Monday, March 18, 2013

What Is Science?


"Doubt is not an agreeable condition, but certainty is an absurd one."
--Voltaire in letter to Frederick II of Prussia (6 April, 1767)

Somewhere along the course of its journey from Enlightenment to the present, science evolved from an aqueous unformed puddle of goo into the multicellular steel-boned behemoth we see today.  It converted from a gas into a solid.  The invisible incomprehensible God of the Westminster Confession reverted back into the vengeful Judeo-Christian God of the Old Testament, creating a resolute Master from what had once been an ambivalent guide.

At least this is what appears to have happened in the public domain.

It has become routine for groups of people with different opinions to beat each other over the head with science.  Instead of a quest for knowledge, it has become a sledge hammer, an indefatigable weapon-of-mass-destruction that acts irrefutably in the possessor’s behalf against all others.  Whenever I see it employed in the media or being wielded in website Comments sections, I usually wonder of the combatants: do you even know what science is?

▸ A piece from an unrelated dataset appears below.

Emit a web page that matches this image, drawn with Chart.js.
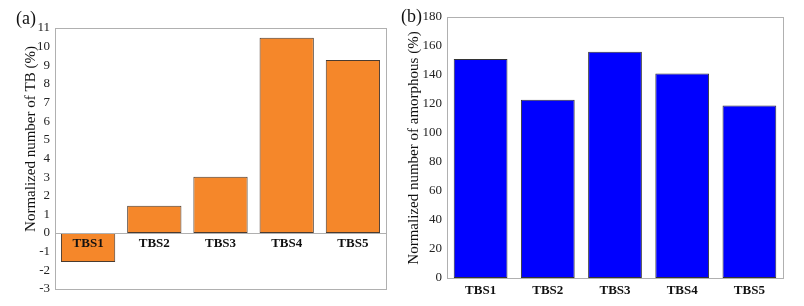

Science goes through cycles called “paradigm shifts” (see Thomas Kuhn’s seminal The Structure of Scientific Revolutions), where the previous model or perspective on truth is expanded or entirely replaced.  Some examples include Copernicus’ astronomic model orbiting the Earth around the Sun instead of vice-versa, Newton’s classical mechanics over Aristotle’s, and the emergence of Einstein’s Theory of Relativity.  While it is definitely the norm for scientists to go with the current paradigm and learn all that can possibly be learned within it, the fact that every previous paradigm has at some point been overturned and replaced should make everyone a little more amenable to opposing views.

Science is not a concrete comprehensive encyclopedia of all knowledge.  It is the pursuit of knowledge, the act of seeking to obtain it.  So to believe in science is merely to believe that there are those who seek to learn more about the world around them.  Which I think is true of just about everyone.

Rivalries definitely exist in the scientific community, especially when small groups of scientists start following outside-the-current-paradigm lines of study.  But it’s nothing compared to what we see in the public domain.

And it’s not limited to a particular political persuasion (see for example “Republicans Against Science” in the New York Times and “Is Environmentalism Anti-Science?” in Discover Magazine).

Now don’t get me wrong--there are some serious issues going on here, and things would probably be a lot easier on everyone if everyone would just go with the current scientific consensus and trust the scientists to identify when our current paradigm needs a face-lift.  But at the same time, every time there’s been a paradigm shift in the past, it’s been because of people thinking against the grain.  And every single time, the new paradigm has been better than the last.

So consider your position carefully the next time someone asks you the banal question: “Don’t you believe in science?”  It’s true, you could just be another liberal kook or another entrenched conservative--only time will tell.  But at least you know what science is.  And on the off chance that you aren’t just a kook--if you've done your research and stick to your guns and against all odds somehow manage to turn out right in the end--you’ll be in really good company.